Woods withdrew midway through Sunday’s final round at the Players Championship, complaining of a neck injury that he revealed for the first time has been bothering him for weeks.

Woods grimaced in pain after a wayward drive soared well right of the fairway at No. 7, then asked a marshal to call for assistance. He tracked down his ball and played a shot that landed in front of the green, then walked over to tell playing partner Jason Bohn he wouldn’t continue.

“I’ve been playing with a bad neck for quite a while,” Woods told a pool reporter after he was carted off to the TPC Sawgrass clubhouse.

He said doctors have told him he might have a bulging disk and advised him even before the Players to make an appointment for an MRI exam.

“I’ve been playing through it. I can’t play through it anymore,” he said. “There’s tingling down my fingers.”

It was the first time golf’s No. 1 draw has made public mention of any recurring neck problems. Woods acknowledged at his first post-exile Masters news conference that the Nov. 27 accident outside his Orlando-area home left him with a “pretty sore neck” — but it never came up when he missed the cut at last week’s stop in Charlotte, N.C.

Woods backed into a fire hydrant and careened into a tree on that fateful night, leaving him dazed and requiring a trip to the emergency room.

The accident became the catalyst that pulled back the veil on a string of affairs that shattered his marriage and prompted him to step away from the game while he spent seven weeks undergoing counseling.

Woods, who started the round 10 shots off the lead at four under par, was two over par through six holes Sunday, with bogeys at the par-three third hole and par-four fifth. Bohn said he was “a little surprised” at first to see him walking over to explain that his day was finished.

“When I shook his hand and said, ‘Take care of yourself,’ he kind of flinched a little bit,” said Bohn, a winner in New Orleans two weeks ago.

Bohn said he noticed Woods rolling his neck as they waited to be announced on the first tee, but “I don’t know his routine, so I don’t know if that’s part of his stretching out or trying to get himself ready to go.”

The development comes only six weeks before the U.S. Open at Pebble Beach, where Woods won by a record 15 strokes in the tournament’s last visit to the Monterey Peninsula a decade ago.

It was two years back that Woods produced a stirring Open triumph of a different variety — beating Rocco Mediate in a 19-hole playoff while playing on a torn knee ligament and two stress fractures in his left leg.

On Sunday, Woods went from the clubhouse to the PGA Tour’s fitness trailer, where a crowd of media members gathered outside as the golfer spent about 30 minutes receiving treatment.

About half a dozen St. John’s County sheriff’s deputies joined other security personnel in front of the trailer as two black SUVs were backed up to the entrance. A stiff-moving Woods finally emerged, got in the back seat of the second vehicle and was driven away.

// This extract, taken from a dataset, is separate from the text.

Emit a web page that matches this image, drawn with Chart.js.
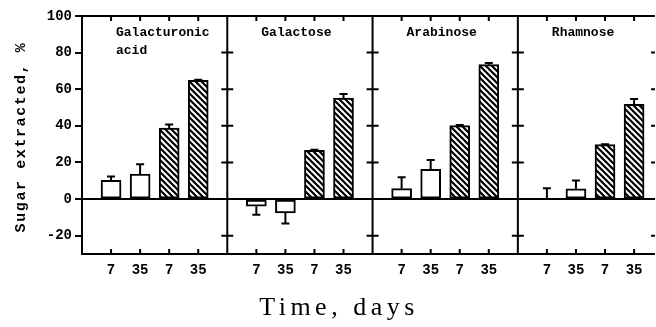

“It’s a scary feeling when your fingers are tingling and you’re hitting shots and getting headaches,” said Davis Love III, who has been plagued by neck problems during his career. “I think I birdied a hole and withdrew on the same hole at the Tour Championship one year.”

Woods has withdrawn midway through a tournament twice before in his career — at the 2006 Nissan Open after being knocked flat by flu, and the 1998 Pebble Beach National Pro-Am when torrential rains prompted PGA Tour officials to postpone the final round six months to late August.

He also withdrew from the 1995 U.S. Open as a 19-year-old amateur, having hurt his wrist while playing a shot from deep Shinnecock Hills rough.